## Written instruction
Begin with the first line and repeat exactly through the line containing "weeks_fb = list(range(9, 34))"; leave every image out.

## Material provided
=======

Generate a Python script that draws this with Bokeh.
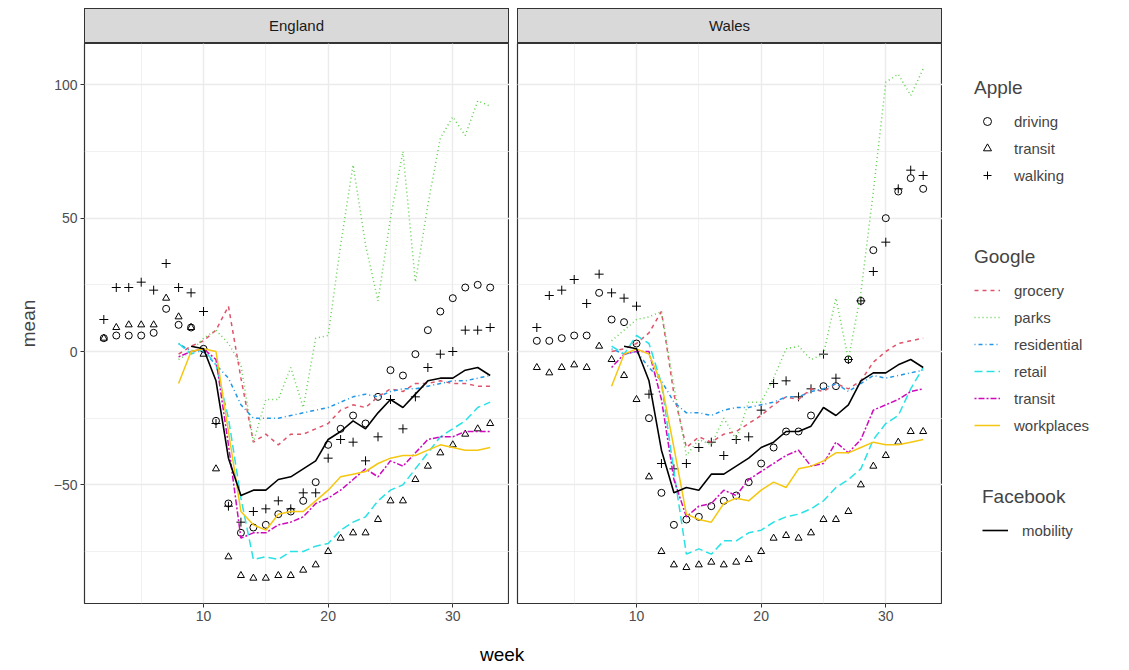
from bokeh.plotting import figure
from bokeh.layouts import row, column
from bokeh.models import Range1d, SingleIntervalTicker, Legend, LegendItem, Div, ColumnDataSource
from bokeh.embed import file_html
from bokeh.resources import INLINE

weeks_apple = list(range(2, 34))
weeks_google = list(range(8, 34))
weeks_fb = list(range(9, 34))

eng_driving = [5, 6, 6, 6, 7, 16, 10, 9, 1, -26, -57, -68, -66, -65, -61, -60, -56, -49, -35, -29, -24, -27, -17, -7, -9, -1, 8, 15, 20, 24, 25, 24]
eng_transit_a = [5, 9, 10, 10, 10, 20, 13, 9, -1, -44, -77, -84, -85, -85, -84, -84, -82, -80, -75, -70, -68, -68, -63, -56, -56, -48, -43, -38, -35, -31, -29, -27]
eng_walking = [12, 24, 24, 26, 23, 33, 24, 22, 15, -27, -58, -64, -60, -59, -56, -59, -53, -53, -40, -33, -34, -41, -32, -18, -29, -17, -6, -1, 0, 8, 8, 9]

eng_grocery = [-1, 2, 4, 8, 17, -10, -34, -31, -35, -31, -31, -29, -27, -22, -20, -21, -17, -14, -15, -12, -12, -11, -12, -12, -13, -13]
eng_parks = [-3, 0, 5, 8, 3, -5, -34, -18, -18, -6, -21, 5, 6, 40, 70, 40, 19, 50, 75, 26, 55, 80, 88, 81, 94, 92]
eng_residential = [3, 0, 0, -5, -10, -20, -25, -25, -25, -24, -23, -22, -21, -19, -17, -16, -17, -15, -14, -14, -13, -12, -11, -11, -10, -9]
eng_retail = [3, -1, 1, -5, -25, -55, -78, -77, -78, -75, -75, -73, -72, -67, -64, -62, -56, -52, -50, -44, -38, -32, -29, -26, -21, -19]
eng_transit_g = [-2, 0, 1, -3, -35, -70, -68, -68, -65, -64, -62, -57, -55, -52, -48, -44, -47, -41, -43, -38, -33, -32, -32, -30, -30, -30]
eng_workplaces = [-12, 0, 1, 0, -30, -60, -65, -67, -61, -60, -60, -56, -52, -47, -46, -45, -42, -40, -39, -39, -37, -35, -36, -37, -37, -36]
eng_mobility = [2, 1, -11, -40, -54, -52, -52, -48, -47, -44, -41, -33, -30, -26, -29, -23, -18, -21, -16, -11, -10, -10, -7, -6, -9]

wal_driving = [4, 4, 5, 6, 6, 22, 12, 11, 3, -25, -53, -65, -63, -62, -58, -56, -54, -49, -42, -36, -30, -30, -24, -13, -13, -3, 19, 38, 50, 60, 65, 61]
wal_transit_a = [-6, -8, -6, -5, -6, 2, -3, -9, -18, -47, -75, -80, -81, -80, -79, -80, -79, -78, -75, -70, -69, -70, -68, -63, -63, -60, -50, -43, -39, -34, -30, -30]
wal_walking = [9, 21, 23, 27, 18, 29, 22, 20, 17, -16, -42, -44, -42, -36, -34, -39, -33, -32, -22, -12, -11, -17, -14, -1, -10, -3, 19, 30, 41, 61, 68, 66]

wal_grocery = [0, 1, 3, 7, 15, -16, -36, -32, -34, -31, -30, -27, -24, -20, -17, -18, -14, -15, -12, -14, -11, -4, 0, 3, 4, 5]
wal_parks = [4, 8, 12, 13, 15, -13, -39, -33, -35, -25, -33, -19, -19, -10, 1, 2, -3, -1, 20, -3, 22, 60, 101, 104, 96, 106]
wal_residential = [1, -1, 0, -6, -11, -19, -23, -23, -24, -22, -21, -21, -20, -19, -17, -17, -15, -14, -12, -15, -12, -9, -10, -9, -8, -7]
wal_retail = [2, -1, 6, 3, -12, -45, -76, -74, -76, -71, -71, -68, -67, -64, -62, -61, -59, -56, -51, -48, -44, -33, -27, -24, -14, -6]
wal_transit_g = [-6, -1, 0, 0, -18, -48, -62, -58, -57, -52, -54, -48, -45, -42, -39, -37, -43, -42, -34, -38, -33, -22, -20, -18, -15, -14]
wal_workplaces = [-13, -1, 1, -1, -12, -36, -61, -63, -64, -57, -55, -56, -52, -49, -51, -44, -43, -41, -38, -38, -36, -34, -35, -35, -34, -33]
wal_mobility = [2, 1, -11, -37, -53, -51, -52, -46, -46, -43, -40, -36, -34, -30, -30, -28, -21, -24, -20, -11, -8, -8, -5, -3, -6]

google_names = ["grocery", "parks", "residential", "retail", "transit", "workplaces"]
google_colors = ["#DF536B", "#61D04F", "#2297E6", "#28E2E5", "#CD0BBC", "#F5C710"]
google_dashes = ["4 4", "1 3", "1 3 4 3", "8 4", "2 2 6 2", "solid"]
apple_names = ["driving", "transit", "walking"]
apple_markers = ["circle", "triangle", "cross"]

data = {
    "England": ([eng_driving, eng_transit_a, eng_walking],
                [eng_grocery, eng_parks, eng_residential, eng_retail, eng_transit_g, eng_workplaces],
                eng_mobility),
    "Wales": ([wal_driving, wal_transit_a, wal_walking],
              [wal_grocery, wal_parks, wal_residential, wal_retail, wal_transit_g, wal_workplaces],
              wal_mobility),
}

FONT = "Liberation Sans"
FW, FH = 425, 560

def panel(name, first):
    p = figure(frame_width=FW, frame_height=FH, output_backend="svg", toolbar_location=None,
               x_range=Range1d(0.45, 34.55), y_range=Range1d(-94.5, 115.5),
               min_border_left=84 if first else 8, min_border_right=0,
               min_border_bottom=30, min_border_top=0)
    p.outline_line_color = "#333333"
    p.outline_line_width = 1.2
    p.xaxis.ticker = SingleIntervalTicker(interval=10, num_minor_ticks=2)
    p.yaxis.ticker = SingleIntervalTicker(interval=50, num_minor_ticks=2)
    for g in (p.xgrid, p.ygrid):
        g.grid_line_color = "#ebebeb"
        g.grid_line_width = 1.4
        g.minor_grid_line_color = "#ebebeb"
        g.minor_grid_line_width = 0.7
    for ax in (p.xaxis, p.yaxis):
        ax.axis_line_color = None
        ax.minor_tick_line_color = None
        ax.major_tick_line_color = "#333333"
        ax.major_tick_out = 4
        ax.major_tick_in = 0
        ax.major_label_text_font = FONT
        ax.major_label_text_font_size = "14px"
        ax.major_label_text_color = "#4d4d4d"
        ax.major_label_standoff = 3
    p.yaxis.major_label_overrides = {-50: "\u221250"}
    if first:
        p.yaxis.axis_label = "mean"
        p.yaxis.axis_label_text_font = FONT
        p.yaxis.axis_label_text_font_size = "19px"
        p.yaxis.axis_label_text_font_style = "normal"
        p.yaxis.axis_label_standoff = 12
    else:
        p.yaxis.visible = False
    apple, google, fb = data[name]
    for vals, m in zip(apple, apple_markers):
        p.scatter(weeks_apple, vals, marker=m, size=7 if m != "cross" else 9,
                  fill_color=None, line_color="black", line_width=1)
    for vals, c, d in zip(google, google_colors, google_dashes):
        p.line(weeks_google, vals, line_color=c, line_dash=d, line_width=1.5)
    p.line(weeks_fb, fb, line_color="black", line_width=1.6)
    strip = Div(text=name, width=FW - 2, height=33,
                margin=(8, 0, 0, 84 if first else 8),
                styles={"background-color": "#d9d9d9", "border": "1.2px solid #333333",
                        "text-align": "center", "font-family": FONT, "font-size": "15px",
                        "color": "#1a1a1a", "line-height": "33px", "box-sizing": "content-box"})
    return column(strip, p, spacing=0)

pe = panel("England", True)
pw = panel("Wales", False)

lg = figure(frame_width=178, frame_height=FH, output_backend="svg", toolbar_location=None,
            x_range=Range1d(0, 1), y_range=Range1d(0, 1), min_border_left=0, min_border_right=0,
            min_border_bottom=30, min_border_top=43)
lg.outline_line_color = None
lg.axis.visible = False
lg.grid.visible = False

def mk_legend(title, items, loc):
    L = Legend(items=items, location=loc, title=title, border_line_color=None,
               background_fill_alpha=0, padding=0, margin=0, spacing=7,
               label_text_font=FONT, label_text_font_size="15px",
               title_text_font=FONT, title_text_font_size="19px", title_text_font_style="normal",
               title_standoff=12, glyph_width=26, glyph_height=20, label_height=20, label_standoff=14)
    lg.add_layout(L, "center")

dummy = ColumnDataSource(dict(x=[-5], y=[-5]))
a_items = []
for n, m in zip(apple_names, apple_markers):
    r = lg.scatter("x", "y", source=dummy, marker=m, size=7 if m != "cross" else 9,
                   fill_color=None, line_color="black")
    a_items.append(LegendItem(label=n, renderers=[r]))
g_items = []
for n, c, d in zip(google_names, google_colors, google_dashes):
    r = lg.line("x", "y", source=dummy, line_color=c, line_dash=d, line_width=1.5)
    g_items.append(LegendItem(label=n, renderers=[r]))
r = lg.line("x", "y", source=dummy, line_color="black", line_width=1.6)
f_items = [LegendItem(label="mobility", renderers=[r])]

mk_legend("Apple", a_items, (32, 418))
mk_legend("Google", g_items, (32, 168))
mk_legend("Facebook", f_items, (40, 63))

week = Div(text="week", margin=(8, 0, 0, 480),
           styles={"font-family": FONT, "font-size": "19px", "color": "#000"})

layout = column(row(pe, pw, lg, spacing=0), week, spacing=0)
open("out.html", "w").write(file_html(layout, INLINE))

=======

## Task result
Generate a Python script that draws this with Bokeh.
from bokeh.plotting import figure
from bokeh.layouts import row, column
from bokeh.models import Range1d, SingleIntervalTicker, Legend, LegendItem, Div, ColumnDataSource
from bokeh.embed import file_html
from bokeh.resources import INLINE

weeks_apple = list(range(2, 34))
weeks_google = list(range(8, 34))
weeks_fb = list(range(9, 34))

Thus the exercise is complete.